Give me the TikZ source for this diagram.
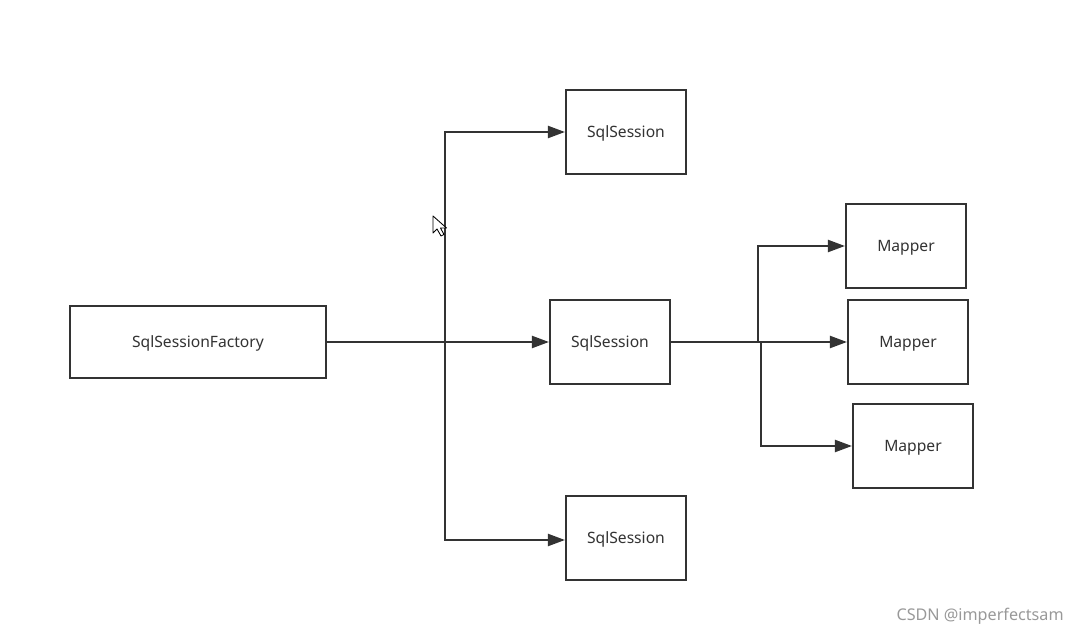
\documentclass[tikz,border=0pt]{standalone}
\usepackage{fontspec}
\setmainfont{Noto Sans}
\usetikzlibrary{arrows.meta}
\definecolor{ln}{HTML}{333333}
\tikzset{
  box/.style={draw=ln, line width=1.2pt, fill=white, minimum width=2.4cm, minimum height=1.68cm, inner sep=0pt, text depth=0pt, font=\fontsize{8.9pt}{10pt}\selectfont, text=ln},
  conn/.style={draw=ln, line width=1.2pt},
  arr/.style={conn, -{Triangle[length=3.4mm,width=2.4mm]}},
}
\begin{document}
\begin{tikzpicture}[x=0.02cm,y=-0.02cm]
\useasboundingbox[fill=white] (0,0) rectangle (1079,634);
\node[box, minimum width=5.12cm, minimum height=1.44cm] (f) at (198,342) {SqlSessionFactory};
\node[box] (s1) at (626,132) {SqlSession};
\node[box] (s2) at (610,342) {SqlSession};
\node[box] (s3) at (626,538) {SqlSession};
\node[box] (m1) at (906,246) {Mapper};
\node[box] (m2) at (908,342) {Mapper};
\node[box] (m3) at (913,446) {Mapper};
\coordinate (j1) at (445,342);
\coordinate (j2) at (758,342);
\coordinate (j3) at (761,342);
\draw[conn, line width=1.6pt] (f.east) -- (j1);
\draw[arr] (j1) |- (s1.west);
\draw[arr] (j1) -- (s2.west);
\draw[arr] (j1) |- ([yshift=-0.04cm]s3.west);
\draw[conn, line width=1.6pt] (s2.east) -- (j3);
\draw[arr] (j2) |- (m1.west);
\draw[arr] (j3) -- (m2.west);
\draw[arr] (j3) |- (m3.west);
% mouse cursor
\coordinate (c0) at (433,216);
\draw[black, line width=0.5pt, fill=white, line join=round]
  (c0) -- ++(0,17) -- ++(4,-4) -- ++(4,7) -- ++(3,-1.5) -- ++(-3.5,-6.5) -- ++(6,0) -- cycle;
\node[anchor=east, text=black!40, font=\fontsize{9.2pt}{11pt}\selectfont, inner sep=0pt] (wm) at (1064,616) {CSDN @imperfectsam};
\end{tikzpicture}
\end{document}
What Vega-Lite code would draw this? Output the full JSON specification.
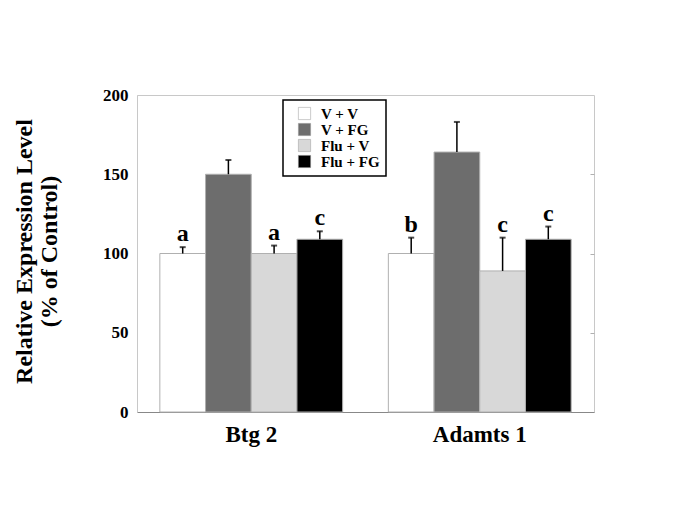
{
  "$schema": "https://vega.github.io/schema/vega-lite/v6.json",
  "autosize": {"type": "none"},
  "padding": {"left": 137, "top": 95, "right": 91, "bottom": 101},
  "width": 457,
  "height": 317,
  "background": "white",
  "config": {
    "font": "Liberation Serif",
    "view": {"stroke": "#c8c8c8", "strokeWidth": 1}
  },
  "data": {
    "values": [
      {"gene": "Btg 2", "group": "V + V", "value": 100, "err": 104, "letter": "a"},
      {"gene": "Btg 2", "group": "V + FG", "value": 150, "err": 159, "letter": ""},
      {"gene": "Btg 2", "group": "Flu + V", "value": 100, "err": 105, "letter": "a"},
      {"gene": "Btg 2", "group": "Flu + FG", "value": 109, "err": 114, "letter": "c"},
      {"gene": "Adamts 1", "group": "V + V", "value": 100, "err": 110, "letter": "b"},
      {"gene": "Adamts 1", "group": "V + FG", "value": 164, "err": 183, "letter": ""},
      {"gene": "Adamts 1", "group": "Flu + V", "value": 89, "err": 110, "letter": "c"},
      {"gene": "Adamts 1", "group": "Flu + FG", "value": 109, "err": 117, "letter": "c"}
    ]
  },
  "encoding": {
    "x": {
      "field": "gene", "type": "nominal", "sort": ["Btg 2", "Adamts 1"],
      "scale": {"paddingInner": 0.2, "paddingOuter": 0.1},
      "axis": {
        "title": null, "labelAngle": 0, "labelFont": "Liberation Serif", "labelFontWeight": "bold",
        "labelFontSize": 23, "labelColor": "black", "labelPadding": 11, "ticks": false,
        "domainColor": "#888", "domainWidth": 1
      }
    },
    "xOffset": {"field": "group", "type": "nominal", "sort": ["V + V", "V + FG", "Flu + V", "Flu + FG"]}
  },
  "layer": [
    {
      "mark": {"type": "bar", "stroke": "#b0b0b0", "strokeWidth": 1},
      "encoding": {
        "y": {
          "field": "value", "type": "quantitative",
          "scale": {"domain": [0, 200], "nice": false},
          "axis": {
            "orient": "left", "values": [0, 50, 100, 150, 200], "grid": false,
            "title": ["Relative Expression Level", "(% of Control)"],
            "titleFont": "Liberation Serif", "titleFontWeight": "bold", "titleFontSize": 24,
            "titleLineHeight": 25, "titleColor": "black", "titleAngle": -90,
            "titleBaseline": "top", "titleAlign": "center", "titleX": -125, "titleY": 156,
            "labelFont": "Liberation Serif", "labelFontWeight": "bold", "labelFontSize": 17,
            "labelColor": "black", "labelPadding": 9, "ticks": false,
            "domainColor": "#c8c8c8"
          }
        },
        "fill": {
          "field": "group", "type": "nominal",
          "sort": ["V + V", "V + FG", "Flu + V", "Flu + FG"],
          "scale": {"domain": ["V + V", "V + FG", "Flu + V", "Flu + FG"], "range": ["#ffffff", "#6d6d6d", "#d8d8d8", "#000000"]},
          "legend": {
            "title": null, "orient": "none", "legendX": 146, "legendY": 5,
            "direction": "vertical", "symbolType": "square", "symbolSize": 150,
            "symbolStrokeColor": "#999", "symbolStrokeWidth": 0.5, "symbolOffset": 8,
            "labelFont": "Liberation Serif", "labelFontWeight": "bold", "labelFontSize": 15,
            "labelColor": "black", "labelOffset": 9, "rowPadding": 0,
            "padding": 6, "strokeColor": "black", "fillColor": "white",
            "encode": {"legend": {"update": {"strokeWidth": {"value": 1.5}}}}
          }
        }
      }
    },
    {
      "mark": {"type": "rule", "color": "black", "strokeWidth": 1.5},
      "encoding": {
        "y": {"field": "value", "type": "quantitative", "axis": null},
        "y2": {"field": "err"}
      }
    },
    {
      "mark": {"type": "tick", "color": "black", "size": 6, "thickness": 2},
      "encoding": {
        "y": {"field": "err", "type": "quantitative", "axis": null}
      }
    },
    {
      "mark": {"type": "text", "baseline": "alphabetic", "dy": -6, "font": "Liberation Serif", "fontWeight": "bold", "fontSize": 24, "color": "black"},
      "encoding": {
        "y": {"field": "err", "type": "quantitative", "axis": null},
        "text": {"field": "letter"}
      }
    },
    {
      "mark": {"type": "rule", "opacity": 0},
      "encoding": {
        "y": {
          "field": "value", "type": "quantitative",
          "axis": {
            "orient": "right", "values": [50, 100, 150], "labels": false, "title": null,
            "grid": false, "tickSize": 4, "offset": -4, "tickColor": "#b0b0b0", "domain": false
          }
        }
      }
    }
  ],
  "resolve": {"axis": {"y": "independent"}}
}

============

*To be done*. Give the number of lines containing the word "draw". No other answer is needed.

*Expected output*. 12